A railroad crossing is adjacent to the branch line; from that barrier there is an entrance to a square which holds two to three thousand persons. The square is fenced­-in with barbed wire. On the square, not far from the northern corner of the square, there is a guard house with a military post on 24-hour duty. South of the square, outside the fence, there is a clothing-sorting place, and further south there is an execution site of the camp Commandant, and the graves of the victims murdered by him. The arrival square is connected with the rest of the area by an entrance in the north-eastern corner of the fence. From there, a path runs through the woods for about 200 meters eastwards, and then turns at right-angles to the south and runs along the forest, parallel to the western limit of the arrival square. This road stops at a large building with an unusual shape: it is an unfinished one-storey brick construction, about 40 meters long and 15 meters wide. When we received the information concerning Treblinka B in the first half of September, this building was about to be finished.

The Germans began the construction of that building after the Aktion started (in Warsaw), probably in the middle of August, with the help of Jewish artisans picked out from among the Jews brought to Treblinka for slaughter. It is significant that the bricks for the construction had been brought from as far as Warsaw, in wagons attached to each transport. The bricks were loaded at the Warsaw ‘Umschlagplatz’ by Jewish workers. According to the report of an eyewitness, the interior of the building is as follows:

A corridor three meters wide runs through the middle, there are five chambers on each side, the height of each chamber is about two meters; the area is about 35 square meters. The execution chambers are without windows, but they have doors opening onto a corridor and a type of valve on the outside walls. (...)

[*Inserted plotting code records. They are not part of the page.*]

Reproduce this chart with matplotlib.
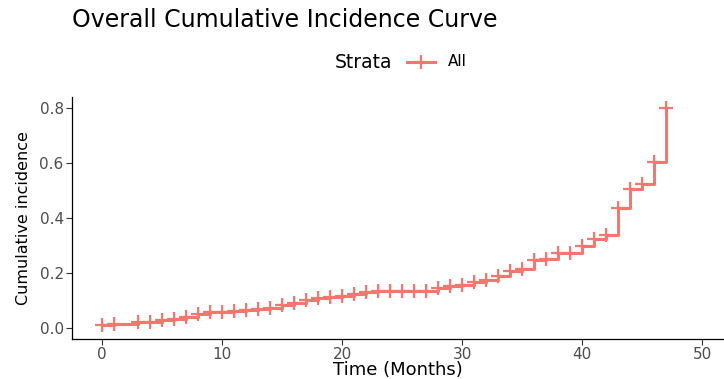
import matplotlib
matplotlib.use("Agg")
import matplotlib.pyplot as plt
from matplotlib.lines import Line2D

plt.rcParams['font.family'] = ['DejaVu Sans']

# Follow-up time (months) and cumulative incidence at each time point
months = [0, 1, 3, 4, 5, 6, 7, 8, 9, 10, 11, 12, 13, 14, 15, 16, 17, 18, 19,
          20, 21, 22, 23, 24, 25, 26, 27, 28, 29, 30, 31, 32, 33, 34, 35, 36,
          37, 38, 39, 40, 41, 42, 43, 44, 45, 46, 47]
incidence = [0.010, 0.016, 0.023, 0.023, 0.028, 0.034, 0.040, 0.050, 0.058,
             0.058, 0.062, 0.065, 0.068, 0.074, 0.084, 0.091, 0.101, 0.110,
             0.113, 0.117, 0.125, 0.131, 0.133, 0.133, 0.135, 0.135, 0.135,
             0.144, 0.153, 0.157, 0.166, 0.173, 0.190, 0.208, 0.214, 0.247,
             0.250, 0.271, 0.271, 0.300, 0.324, 0.340, 0.437, 0.504, 0.522,
             0.604, 0.800]

x_ticks = [0, 10, 20, 30, 40, 50]
y_ticks = [0.0, 0.2, 0.4, 0.6, 0.8]
y_tick_labels = ["0.0", "0.2", "0.4", "0.6", "0.8"]
strata = "All"

color = "#F8766D"
grey = "#4D4D4D"

W, H = 724, 379
fig = plt.figure(figsize=(W / 100, H / 100), dpi=100)
ax = fig.add_axes([72 / W, (H - 339) / H, (W - 72) / W, (339 - 97) / H])

ax.step(months, incidence, where="post", color=color, lw=2.2, zorder=2)
ax.plot(months, incidence, ls="none", marker="+", ms=10, mew=1.6,
        color=color, zorder=3)

ax.set_xlim(-2.5, 51.8)
ax.set_ylim(-0.04, 0.84)
ax.set_xticks(x_ticks)
ax.set_yticks(y_ticks)
ax.set_yticklabels(y_tick_labels)

for side in ("top", "right"):
    ax.spines[side].set_visible(False)
for side in ("left", "bottom"):
    ax.spines[side].set_color("black")
    ax.spines[side].set_linewidth(0.9)

ax.tick_params(axis="both", direction="out", length=4, width=0.8,
               color="#333333", labelcolor=grey, labelsize=11, pad=2)

ax.set_xlabel("Time (Months)", fontsize=13, color="black", labelpad=-1)
ax.set_ylabel("Cumulative incidence", fontsize=11.5, color="black", labelpad=6)

fig.text(72 / W, 1 - 20 / H, "Overall Cumulative Incidence Curve",
         fontsize=17, color="black", ha="left", va="center")

# Horizontal legend: title, key, label
fig.text(335 / W, 1 - 62 / H, "Strata", fontsize=13.5, color="black",
         ha="left", va="center")
key = Line2D([407 / W, 435 / W], [1 - 62 / H, 1 - 62 / H],
             transform=fig.transFigure, color=color, lw=2.2)
key_mark = Line2D([421 / W], [1 - 62 / H], transform=fig.transFigure,
                  color=color, marker="+", ms=10, mew=1.6, ls="none")
fig.add_artist(key)
fig.add_artist(key_mark)
fig.text(448 / W, 1 - 62 / H, strata, fontsize=11, color="black",
         ha="left", va="center")

fig.savefig("out.png", dpi=100)
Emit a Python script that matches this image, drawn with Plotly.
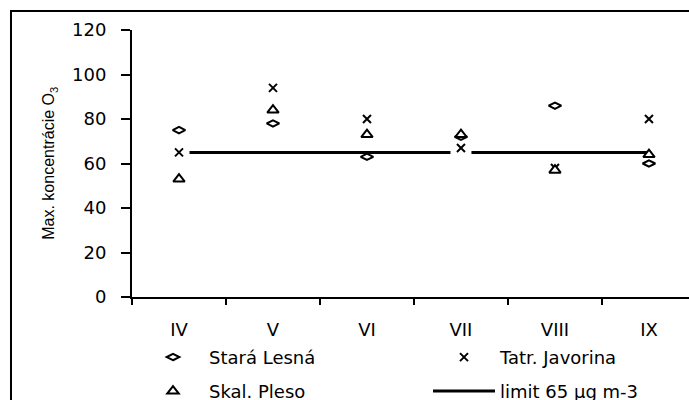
import plotly.graph_objects as go

months = ["IV", "V", "VI", "VII", "VIII", "IX"]
stara_lesna = [75, 78, 63, 72, 86, 60]
tatr_javorina = [65, 94, 80, 67, 58, 80]
skal_pleso = [53, 84, 73, 73, 57, 64]
limit = [65, 65, 65, 65, 65, 65]
y_ticks = [0, 20, 40, 60, 80, 100, 120]

FONT = "DejaVu Sans"
FS = 18
W, H = 689, 400
L, T, B = 132, 30, 102.5
PW, PH = W - L, H - T - B


def px_x(x):
    return (x - L) / PW


def px_y(y):
    return (H - B - y) / PH


fig = go.Figure()
fig.add_trace(go.Scatter(x=months, y=limit, mode="lines", name="limit 65 µg m-3",
                         line=dict(color="black", width=3), legend="legend4"))
fig.add_trace(go.Scatter(x=months, y=tatr_javorina, mode="markers", showlegend=False,
                         hoverinfo="skip",
                         marker=dict(symbol="square", size=21, color="white",
                                     line=dict(width=0))))
fig.add_trace(go.Scatter(x=months, y=stara_lesna, mode="markers", name="Stará Lesná",
                         marker=dict(symbol="diamond-wide", size=9, color="white",
                                     line=dict(color="black", width=2)), legend="legend"))
fig.add_trace(go.Scatter(x=months, y=tatr_javorina, mode="markers", name="Tatr. Javorina",
                         marker=dict(symbol="x-thin-open", size=8, color="black",
                                     line=dict(color="black", width=2)), legend="legend2"))
fig.add_trace(go.Scatter(x=months, y=skal_pleso, mode="markers", name="Skal. Pleso",
                         marker=dict(symbol="triangle-up", size=10, color="white",
                                     line=dict(color="black", width=2)), legend="legend3"))


def leg(xpix, ypix):
    return dict(orientation="h", x=px_x(xpix), xanchor="left",
                y=px_y(ypix), yanchor="middle", itemwidth=62,
                bgcolor="rgba(0,0,0,0)", font=dict(family=FONT, size=FS))


fig.update_layout(
    width=W, height=H,
    margin=dict(l=L, r=0, t=T, b=B, autoexpand=False),
    paper_bgcolor="white", plot_bgcolor="white",
    font=dict(family=FONT, size=FS, color="black"),
    xaxis=dict(range=[-0.5, 5.426], showgrid=False, zeroline=False,
               showline=True, linecolor="black", linewidth=2,
               ticks="outside", tickson="boundaries", ticklen=6, tickwidth=2,
               tickcolor="black", ticklabelstandoff=15, automargin=False,
               tickfont=dict(family=FONT, size=FS)),
    yaxis=dict(range=[0, 120], tickvals=y_ticks, showgrid=False, zeroline=False,
               showline=True, linecolor="black", linewidth=2,
               ticks="outside", ticklen=9, tickwidth=2, tickcolor="black",
               ticklabelstandoff=11, automargin=False,
               tickfont=dict(family=FONT, size=FS)),
    legend=leg(137, 358),
    legend2=leg(428, 358),
    legend3=leg(137, 392),
    legend4=leg(428, 392),
    showlegend=True,
)

fig.add_annotation(text="Max. koncentrácie O<sub>3</sub>", xref="paper", yref="paper",
                   x=px_x(50), y=px_y(164), xanchor="center", yanchor="middle",
                   textangle=-90, showarrow=False,
                   font=dict(family="Liberation Sans", size=16, color="black"))

fig.add_shape(type="rect", xref="paper", yref="paper",
              x0=px_x(11), x1=1.05, y0=-0.6, y1=px_y(11),
              line=dict(color="black", width=2), fillcolor="rgba(0,0,0,0)", layer="below")

fig.write_html("out.html", config={"displayModeBar": False},
               post_script="document.body.style.margin='0px';")
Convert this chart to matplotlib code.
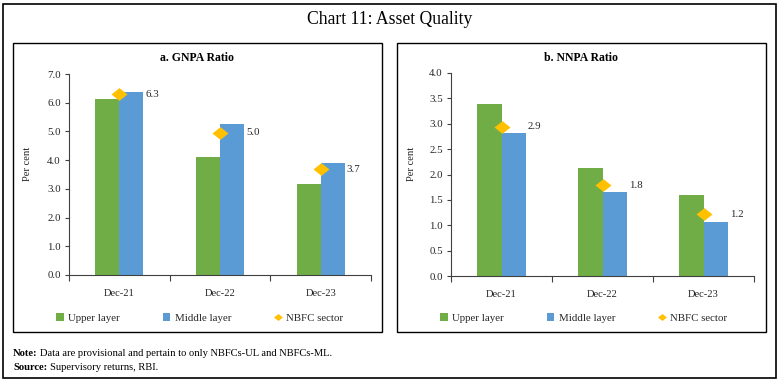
import matplotlib
matplotlib.use("Agg")
import matplotlib.pyplot as plt
from matplotlib.patches import Rectangle

plt.rcParams['font.family'] = ['Liberation Serif', 'DejaVu Serif']

categories = ['Dec-21', 'Dec-22', 'Dec-23']
gnpa_upper = [6.13, 4.10, 3.16]
gnpa_middle = [6.38, 5.27, 3.90]
gnpa_sector = [6.3, 4.96, 3.69]
nnpa_upper = [3.38, 2.13, 1.60]
nnpa_middle = [2.81, 1.66, 1.07]
nnpa_sector = [2.94, 1.79, 1.22]
gnpa_yticks = [0.0, 1.0, 2.0, 3.0, 4.0, 5.0, 6.0, 7.0]
nnpa_yticks = [0.0, 0.5, 1.0, 1.5, 2.0, 2.5, 3.0, 3.5, 4.0]

GREEN = '#70AD47'
BLUE = '#5B9BD5'
GOLD = '#FFC000'
TXT = '#262626'
W, H = 780, 382
fig = plt.figure(figsize=(W / 100, H / 100), dpi=100)

def px_rect(x0, y0, x1, y1):
    return [x0 / W, 1 - y1 / H, (x1 - x0) / W, (y1 - y0) / H]

def box(x0, y0, x1, y1, lw):
    fig.patches.append(Rectangle((x0 / W, 1 - y1 / H), (x1 - x0) / W, (y1 - y0) / H,
                                 transform=fig.transFigure, fill=False,
                                 edgecolor='black', linewidth=lw))

box(3, 4, 776, 378, 1.2)
box(13, 43, 382, 332, 1.0)
box(397, 43, 766, 332, 1.0)

fig.text(390 / W, 1 - 20 / H, 'Chart 11: Asset Quality', ha='center', va='center',
         fontsize=12.7)

diamond = [(-1, 0), (0, 0.8), (1, 0), (0, -0.8), (-1, 0)]

def panel(rect, upper, middle, sector, yticks, title, center_x, ylabel_x):
    ax = fig.add_axes(rect)
    x = list(range(len(categories)))
    bw = 0.24
    b1 = ax.bar([i - bw / 2 for i in x], upper, width=bw, color=GREEN, label='Upper layer')
    b2 = ax.bar([i + bw / 2 for i in x], middle, width=bw, color=BLUE, label='Middle layer')
    ln, = ax.plot(x, sector, ls='none', marker=diamond, ms=11.5, color=GOLD,
                  markeredgewidth=0, label='NBFC sector', zorder=5)
    for i, v in zip(x, sector):
        ax.text(i + bw + 0.02, v, f'{v:.1f}', ha='left', va='center', fontsize=7.8,
                color=TXT)
    ax.set_xlim(-0.5, len(categories) - 0.5)
    ax.set_ylim(yticks[0], yticks[-1])
    ax.set_yticks(yticks)
    ax.set_yticklabels([f'{t:.1f}' for t in yticks])
    ax.set_xticks([i - 0.5 for i in range(len(categories) + 1)])
    ax.set_xticklabels([])
    ax.set_xticks(x, minor=True)
    ax.set_xticklabels(categories, minor=True)
    ax.tick_params(axis='x', which='major', length=4, width=0.8, color='#404040')
    ax.tick_params(axis='x', which='minor', length=0, pad=10, labelsize=7.6,
                   labelcolor=TXT)
    ax.tick_params(axis='y', length=3, width=0.8, color='#404040', labelsize=7.8,
                   labelcolor=TXT, pad=3)
    for s in ['top', 'right']:
        ax.spines[s].set_visible(False)
    for s in ['left', 'bottom']:
        ax.spines[s].set_color('#404040')
        ax.spines[s].set_linewidth(0.8)
    fig.text(center_x / W, 1 - 58 / H, title, ha='center', va='center', fontsize=8.5,
             fontweight='bold')
    fig.text(ylabel_x / W, 1 - 164 / H, 'Per cent', rotation=90, ha='center',
             va='center', fontsize=7.6, color=TXT)
    fig.legend(handles=[b1, b2, ln], loc='center', ncol=3,
               bbox_to_anchor=((center_x + 2) / W, 1 - 318 / H),
               bbox_transform=fig.transFigure,
               frameon=False, fontsize=7.8, handlelength=0.7, handleheight=0.7,
               handletextpad=0.4, columnspacing=3.95, markerscale=0.55,
               labelcolor=TXT)
    return ax

ax1 = panel(px_rect(69, 74, 371, 275), gnpa_upper, gnpa_middle, gnpa_sector,
            gnpa_yticks, 'a. GNPA Ratio', 197.5, 27)
ax2 = panel(px_rect(451, 72.7, 754, 276.3), nnpa_upper, nnpa_middle, nnpa_sector,
            nnpa_yticks, 'b. NNPA Ratio', 581.5, 412)

fig.text(13 / W, 1 - 353 / H, 'Note:', fontsize=7.6, fontweight='bold', va='center')
fig.text(40 / W, 1 - 353 / H, 'Data are provisional and pertain to only NBFCs-UL and NBFCs-ML.',
         fontsize=7.6, va='center')
fig.text(13 / W, 1 - 367 / H, 'Source:', fontsize=7.6, fontweight='bold', va='center')
fig.text(50 / W, 1 - 367 / H, 'Supervisory returns, RBI.', fontsize=7.6, va='center')

fig.savefig('out.png', dpi=100)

In the walls, pipes are installed from which water-steam is supposed to pour into the chambers. This was death-house No. 2. A path skirts the building and runs along its western wall, finally ending at the next building, the nearby death-house No. 1. This building is at right-angles to death-house No. 2. It is a brick construction, much smaller than the other. It consists of only three chambers and a steam-room. Along the northern wall of this house runs a corridor from which there are doors to the chambers. The outside walls of the chambers have valves (until recently, doors which had been changed into valves for utility reasons) (sic). Also here, a scoop in the shape of a shallow vessel is placed at the height of the valves (sic). The steam-room is adjacent to the building: inside the steam-room there is a large vat which produces the steam. The hot steam enters the chambers through pipes installed there, each having the prescribed number of vents. While this machinery of death is in action, the doors and valves are hermetically closed. The floors in the chambers are made of terracotta which becomes very slippery when water is poured over it. There is a well next to the steam-room, the only well in the whole area of Treblinka B.

Not far from the death-house, south of the barbed wire and wooden fences, there is the grave-digger’s camp. The grave-diggers live in barracks next to which are kitchen buildings. On both sides of the camp there is a guard house. The remaining area of Treblinka B is destined for the murdered victims. A part of that area is already a large cemetery. At first, Poles employed in the camps dug the graves; later, the slaughter was intensified and the need for more ditches grew, special digging machines / bulldozers were brought, which ran day and night at grave digging. A diesel motor supplies the energy and its rattle is the characteristic sound in Treblinka B.